> [REQUIRED WORK]
Retype, word for word, the lines from the first line of the entries through the line that holds "const sourceText = '中国车衣膜产业链白皮书';"; leave out the pictures.

--- start ---

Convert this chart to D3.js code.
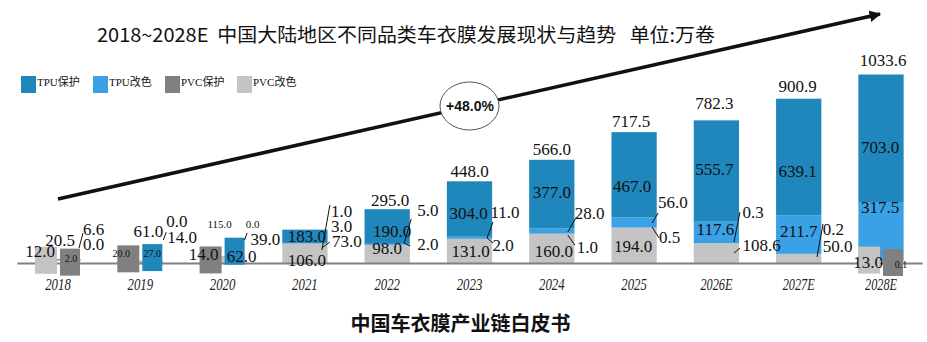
<!DOCTYPE html>
<html><head><meta charset="utf-8">
<script src="https://cdn.jsdelivr.net/npm/d3@7"></script>
<style>
html,body{margin:0;padding:0;background:#fff;}
svg{display:block;}
</style></head><body>
<svg id="chart" width="927" height="342"></svg>
<script>
// ---------------- data ----------------
const years      = ['2018','2019','2020','2021','2022','2023','2024','2025','2026E','2027E','2028E'];
const tpuProtect = [6.6, 27.0, 62.0, 73.0, 190.0, 304.0, 377.0, 467.0, 555.7, 639.1, 703.0];
const tpuColor   = [0.0, 0.0, 0.0, 3.0, 5.0, 11.0, 28.0, 56.0, 117.6, 211.7, 317.5];
const pvcProtect = [2.0, 20.0, 14.0, 1.0, 2.0, 2.0, 1.0, 0.5, 0.3, 0.2, 0.1];
const pvcColor   = [12.0, 14.0, 39.0, 106.0, 98.0, 131.0, 160.0, 194.0, 108.6, 50.0, 13.0];
const totals     = [20.5, 61.0, 115.0, 183.0, 295.0, 448.0, 566.0, 717.5, 782.3, 900.9, 1033.6];
const seriesNames = ['TPU保护','TPU改色','PVC保护','PVC改色'];
const cagrLabel = '+48.0%';
const titleText = '2018~2028E  中国大陆地区不同品类车衣膜发展现状与趋势   单位:万卷';
const sourceText = '中国车衣膜产业链白皮书';

// ---------------- styling / layout ----------------
const values = {tpuP: tpuProtect, tpuC: tpuColor, pvcP: pvcProtect, pvcC: pvcColor, total: totals};
const colors = {tpuP:'#1f87bb', tpuC:'#3aa1e6', pvcP:'#808080', pvcC:'#c4c4c4'};
const legendKeys = ['tpuP','tpuC','pvcP','pvcC'];
const stackKeys = ['pvcC','pvcP','tpuC','tpuP'];
// years whose small segments are shown as side-by-side inset blocks
const blockSpec = {0:['pvcC','pvcP'], 1:['pvcP','tpuP'], 2:['pvcP','tpuP'], 10:['pvcC','pvcP']};
// label placement: [yearIdx, key, dx from bar centre, dy from baseline, anchor, size]
const labelSpec = [
 [0,'pvcC',-18,-6,'m',17],[0,'pvcP',13,-1,'m',10],[0,'total',2,-17,'m',17],[0,'tpuP',25,-28,'s',17],[0,'tpuC',25,-13,'s',17],
 [1,'pvcP',-19,-6,'m',10],[1,'tpuP',12,-6,'m',10],[1,'total',8,-26,'m',17],[1,'tpuC',26,-36,'s',17],[1,'pvcC',27,-20,'s',17],
 [2,'pvcP',-19,-3,'m',17],[2,'tpuP',19,-1,'m',17],[2,'total',-3,-35,'m',11],[2,'tpuC',30,-35,'m',11],[2,'pvcC',28,-18,'s',17],
 [3,'total',2,-21,'m',17],[3,'pvcC',2,3,'m',17],[3,'pvcP',26,-46,'s',17],[3,'tpuC',26,-31,'s',17],[3,'tpuP',27,-16,'s',17],
 [4,'total',3,-57,'m',17],[4,'tpuP',5,-26,'m',17],[4,'pvcC',0,-9,'m',17],[4,'tpuC',30,-47,'s',17],[4,'pvcP',30,-13,'s',17],
 [5,'total',0,-86,'m',17],[5,'tpuP',-1,-44,'m',17],[5,'pvcC',1,-6,'m',17],[5,'tpuC',21,-45,'s',17],[5,'pvcP',23,-12,'s',17],
 [6,'total',0,-108,'m',17],[6,'tpuP',0,-65,'m',17],[6,'pvcC',2,-6,'m',17],[6,'tpuC',23,-44,'s',17],[6,'pvcP',25,-10,'s',17],
 [7,'total',-3,-136,'m',17],[7,'tpuP',-2,-71,'m',17],[7,'pvcC',-1,-11,'m',17],[7,'tpuC',24,-55,'s',17],[7,'pvcP',25,-20,'s',17],
 [8,'total',-2,-154,'m',17],[8,'tpuP',-2,-88,'m',17],[8,'tpuC',-1,-28,'m',17],[8,'pvcP',26,-45,'s',17],[8,'pvcC',26,-12,'s',17],
 [9,'total',-1,-171,'m',17],[9,'tpuP',-1,-86,'m',17],[9,'tpuC',0,-26,'m',17],[9,'pvcP',24,-28,'s',17],[9,'pvcC',24,-11,'s',17],
 [10,'total',2,-197,'m',17],[10,'tpuP',-1,-110,'m',17],[10,'tpuC',-1,-50,'m',17],[10,'pvcC',-13,5,'m',17],[10,'pvcP',20,5,'m',10]
];
// leader lines: [yearIdx, dx1, dy1, dx2, dy2]
const leaderSpec = [
 [0,21,-15,25,-30],[1,23,-23,26,-31],[2,22,-23,24.5,-30],
 [3,25,-58,17,-13],[3,17,-15,25,-21],
 [4,24,-44,17,-20],[4,17,-20,23,-17],
 [5,23.5,-41,17.5,-25],[5,17.5,-25,23.5,-20],
 [6,24,-45,16,-31],[6,16,-28,23,-18],
 [7,24,-50,18,-40],[7,18,-36,25,-25],
 [8,23.6,-51,17.6,-21],[8,17.6,-10,23.6,-15],
 [9,24.3,-39,18.3,-6]
];

const svg = d3.select('#chart');
const x = d3.scaleBand().domain(years).range([16.85, 922.15]).paddingInner(0.45).paddingOuter(0.225);
const y = d3.scaleLinear().domain([0, 1100]).range([263, 62.4]);
const y0 = y(0);
const cx = i => x(years[i]) + x.bandwidth()/2;
const fmt = d3.format('.1f');
const serif = "'Liberation Serif','Times New Roman',serif";
const cjk = "'Noto Sans CJK SC','Noto Sans',sans-serif";

// title
svg.append('text').attr('x',97).attr('y',42)
  .attr('font-family',cjk).attr('font-size',19).attr('fill','#111')
  .attr('textLength',618).attr('lengthAdjust','spacingAndGlyphs')
  .attr('xml:space','preserve').style('white-space','pre')
  .text(titleText);

// legend
const lg = svg.append('g').selectAll('g').data(legendKeys).join('g')
  .attr('transform',(d,k)=>`translate(${21+72*k},76)`);
lg.append('rect').attr('width',15).attr('height',17).attr('fill',d=>colors[d]);
lg.append('text').attr('x',16).attr('y',10).attr('font-size',11)
  .attr('font-family',`${serif.split(',')[0]},${cjk}`).attr('fill','#111')
  .text((d,k)=>seriesNames[k]);

// stacked bars
const table = years.map((yr,i)=>({year:yr, i, pvcC:pvcColor[i], pvcP:pvcProtect[i], tpuC:tpuColor[i], tpuP:tpuProtect[i]}));
const stacked = d3.stack().keys(stackKeys)(table);
const barG = svg.append('g');
stacked.forEach(layer=>{
  barG.selectAll(null).data(layer.filter(d=>!(blockSpec[d.data.i]||[]).includes(layer.key)))
    .join('rect')
    .attr('x',d=>x(d.data.year)).attr('width',x.bandwidth())
    .attr('y',d=>y(d[1])).attr('height',d=>Math.max(0,y(d[0])-y(d[1])))
    .attr('fill',colors[layer.key]);
});

// axis
const axG = svg.append('g').attr('transform',`translate(0,${y0})`)
  .call(d3.axisBottom(x).tickSize(0).tickSizeOuter(0));
axG.select('.domain').attr('stroke','#808080').attr('stroke-width',2);
axG.selectAll('text').attr('y',27).attr('dy',0)
  .attr('font-family',serif).attr('font-style','italic').attr('font-size',16).attr('fill','#222')
  .attr('textLength',d=>d.length*6.4).attr('lengthAdjust','spacingAndGlyphs');

// inset blocks
const blocks = [];
Object.entries(blockSpec).forEach(([i,keys])=>{
  i=+i;
  keys.forEach((k,j)=>blocks.push({i,k,j,v:values[k][i]}));
});
svg.append('g').selectAll('rect').data(blocks).join('rect')
  .attr('x',d=>d.j===0 ? cx(d.i)-23 : cx(d.i)+2)
  .attr('width',d=>d.j===0 ? 22 : 20)
  .attr('y',d=>y(d.v)-14).attr('height',27)
  .attr('fill',d=>colors[d.k]);

// leader lines
svg.append('g').selectAll('line').data(leaderSpec).join('line')
  .attr('x1',d=>cx(d[0])+d[1]).attr('y1',d=>y0+d[2])
  .attr('x2',d=>cx(d[0])+d[3]).attr('y2',d=>y0+d[4])
  .attr('stroke','#111').attr('stroke-width',1);

// value labels
svg.append('g').selectAll('text').data(labelSpec).join('text')
  .attr('x',d=>cx(d[0])+d[2]).attr('y',d=>y0+d[3])
  .attr('text-anchor',d=>d[4]==='m'?'middle':'start')
  .attr('font-family',serif).attr('font-size',d=>d[5]).attr('fill','#111')
  .text(d=>fmt(values[d[1]][d[0]]));

// growth arrow
svg.append('defs').append('marker').attr('id','ah')
  .attr('viewBox','0 0 10 10').attr('refX',9).attr('refY',5)
  .attr('markerWidth',3.2).attr('markerHeight',3.2).attr('orient','auto')
  .append('path').attr('d','M0,0L10,5L0,10z').attr('fill','#111');
svg.append('line').attr('x1',58).attr('y1',199).attr('x2',880).attr('y2',14)
  .attr('stroke','#111').attr('stroke-width',3.6).attr('marker-end','url(#ah)');
svg.append('ellipse').attr('cx',469.5).attr('cy',106).attr('rx',29.5).attr('ry',24)
  .attr('fill','#fff').attr('stroke','#555').attr('stroke-width',1);
svg.append('text').attr('x',470).attr('y',111).attr('text-anchor','middle')
  .attr('font-family',"'Liberation Sans',Arial,sans-serif").attr('font-weight','bold')
  .attr('font-size',14).attr('fill','#111').text(cagrLabel);

// source caption
svg.append('text').attr('x',460.5).attr('y',331).attr('text-anchor','middle')
  .attr('font-family',cjk).attr('font-weight','bold').attr('font-size',20).attr('fill','#111')
  .text(sourceText);
</script>
</body></html>
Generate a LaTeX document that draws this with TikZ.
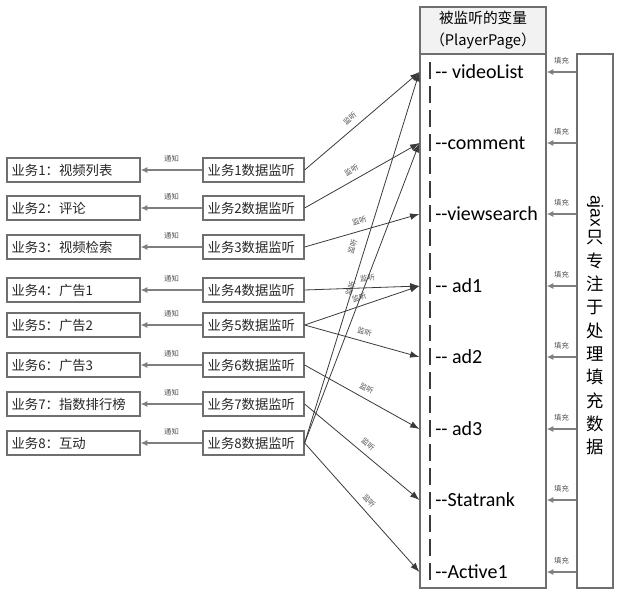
\documentclass[tikz,border=0pt]{standalone}
\usepackage{fontspec}
\setmainfont{Noto Sans CJK SC}
\newfontfamily\fieldfont{Carlito}
\newfontfamily\latinfont{Liberation Sans}
\usetikzlibrary{arrows.meta}
\definecolor{boxgray}{HTML}{6F6F6F}
\definecolor{linkgray}{HTML}{3A3A3A}
\definecolor{flowgray}{HTML}{7F7F7F}
\definecolor{headfill}{HTML}{F2F2F2}
\definecolor{tagtext}{HTML}{505050}
\begin{document}
\begin{tikzpicture}[x=0.75pt,y=-0.75pt,
  box/.style={draw=boxgray, line width=0.9pt, fill=white, minimum height=18pt,
    inner xsep=3.5pt, inner ysep=0pt, font=\fontsize{10}{12}\selectfont, text=black!85},
  bizbox/.style={box, text width=92.75pt, align=left},
  watchbox/.style={box, text width=68.75pt, align=left},
  field/.style={anchor=west, inner sep=0pt, font=\fieldfont\fontsize{15}{18}\selectfont},
  tag/.style={font=\fontsize{5.5}{6}\selectfont, text=tagtext, inner sep=0.5pt},
  notify/.style={draw=flowgray, line width=1.2pt, -{Latex[length=5pt,width=4.5pt]}},
  fillarrow/.style={draw=flowgray, line width=1.2pt, -{Latex[length=5pt,width=4.5pt]}},
  watch/.style={draw=linkgray, line width=0.6pt, -{Latex[length=7pt,width=5pt]}},
]
\useasboundingbox (0,0) rectangle (620,596);

% variable container with its header
\node[draw=boxgray, line width=0.9pt, fill=white, minimum width=94.5pt,
  minimum height=400.5pt, inner sep=0pt] (main) at (483,321) {};
\node[draw=boxgray, line width=0.9pt, fill=headfill, minimum width=94.5pt,
  minimum height=35.25pt, align=center, inner sep=0pt,
  font=\fontsize{11}{16.5}\selectfont] (head) at (483,30.5)
  {被监听的变量\\（PlayerPage）};

% ajax filler column, its caption written top to bottom
\node[draw=boxgray, line width=0.9pt, fill=white, minimum width=27pt,
  minimum height=400.5pt, inner sep=0pt] (ajax) at (595,321) {};
\node[rotate=-90, inner sep=0pt, font=\latinfont\fontsize{13}{15}\selectfont]
  (ajaxword) at (595,211) {ajax};
\node[align=center, inner sep=0pt, font=\fontsize{13}{17.5}\selectfont]
  (ajaxtext) at (595,343)
  {只\\专\\注\\于\\处\\理\\填\\充\\数\\据};

% dashed spine of the field list
\draw[linkgray, line width=1.6pt, dash pattern=on 12.7pt off 5.2pt]
  (430,62) -- (430,585);

% fields
\node[field] (f1) at (435,72)  {-- videoList};
\node[field] (f2) at (435,143) {--comment};
\node[field] (f3) at (435,214) {--viewsearch};
\node[field] (f4) at (435,286) {-- ad1};
\node[field] (f5) at (435,357) {-- ad2};
\node[field] (f6) at (435,429) {-- ad3};
\node[field] (f7) at (435,500) {--Statrank};
\node[field] (f8) at (435,572) {--Active1};

% business boxes and their listeners
\node[bizbox] (b1) at (73.5,170) {业务1：视频列表};
\node[bizbox] (b2) at (73.5,208) {业务2：评论};
\node[bizbox] (b3) at (73.5,247) {业务3：视频检索};
\node[bizbox] (b4) at (73.5,290) {业务4：广告1};
\node[bizbox] (b5) at (73.5,325) {业务5：广告2};
\node[bizbox] (b6) at (73.5,365) {业务6：广告3};
\node[bizbox] (b7) at (73.5,404) {业务7：指数排行榜};
\node[bizbox] (b8) at (73.5,443) {业务8：互动};

\foreach \i/\y in {1/170,2/208,3/247,4/290,5/325,6/365,7/404,8/443} {
  \node[watchbox] (w\i) at (253.5,\y) {业务\i 数据监听};
  \draw[notify] (w\i) -- node[tag, above=4.5pt] {通知} (b\i);
}

% listeners watching fields
\draw[watch] (w1.east) -- node[tag, sloped, above=4pt, pos=0.45] {监听} (main.west |- f1);
\draw[watch] (w2.east) -- node[tag, sloped, above=4pt, pos=0.45] {监听} (main.west |- f2);
\draw[watch] (w3.east) -- node[tag, sloped, above=4pt] {监听} (main.west |- f3);
\draw[watch] (w4.east) -- node[tag, sloped, above=4pt, pos=0.55] {监听} (main.west |- f4);
\draw[watch] (w5.east) -- node[tag, sloped, above=3pt, pos=0.5] {监听} (main.west |- f4);
\draw[watch] (w5.east) -- node[tag, sloped, above=4pt] {监听} (main.west |- f5);
\draw[watch] (w6.east) -- node[tag, sloped, above=4pt, pos=0.5] {监听} (main.west |- f6);
\draw[watch] (w7.east) -- node[tag, sloped, above=4pt, pos=0.5] {监听} (main.west |- f7);
\draw[watch] (w8.east) -- node[tag, sloped, above=4pt, pos=0.5] {监听} (main.west |- f8);
\draw[watch] (w8.east) -- node[tag, sloped, above=6pt, pos=0.52] {监听} (main.west |- f1);
\draw[watch] (w8.east) -- node[tag, sloped, above=6pt, pos=0.5] {监听} (main.west |- f2);

% ajax filling every field
\foreach \k in {1,...,8} {
  \draw[fillarrow] (ajax.west |- f\k) -- node[tag, above=4.5pt] {填充} (main.east |- f\k);
}
\end{tikzpicture}
\end{document}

--- end ---

> [ANSWER TO THE PROBLEM]
Convert this chart to D3.js code.
<!DOCTYPE html>
<html><head><meta charset="utf-8">
<script src="https://cdn.jsdelivr.net/npm/d3@7"></script>
<style>
html,body{margin:0;padding:0;background:#fff;}
svg{display:block;}
</style></head><body>
<svg id="chart" width="927" height="342"></svg>
<script>
// ---------------- data ----------------
const years      = ['2018','2019','2020','2021','2022','2023','2024','2025','2026E','2027E','2028E'];
const tpuProtect = [6.6, 27.0, 62.0, 73.0, 190.0, 304.0, 377.0, 467.0, 555.7, 639.1, 703.0];
const tpuColor   = [0.0, 0.0, 0.0, 3.0, 5.0, 11.0, 28.0, 56.0, 117.6, 211.7, 317.5];
const pvcProtect = [2.0, 20.0, 14.0, 1.0, 2.0, 2.0, 1.0, 0.5, 0.3, 0.2, 0.1];
const pvcColor   = [12.0, 14.0, 39.0, 106.0, 98.0, 131.0, 160.0, 194.0, 108.6, 50.0, 13.0];
const totals     = [20.5, 61.0, 115.0, 183.0, 295.0, 448.0, 566.0, 717.5, 782.3, 900.9, 1033.6];
const seriesNames = ['TPU保护','TPU改色','PVC保护','PVC改色'];
const cagrLabel = '+48.0%';
const titleText = '2018~2028E  中国大陆地区不同品类车衣膜发展现状与趋势   单位:万卷';
const sourceText = '中国车衣膜产业链白皮书';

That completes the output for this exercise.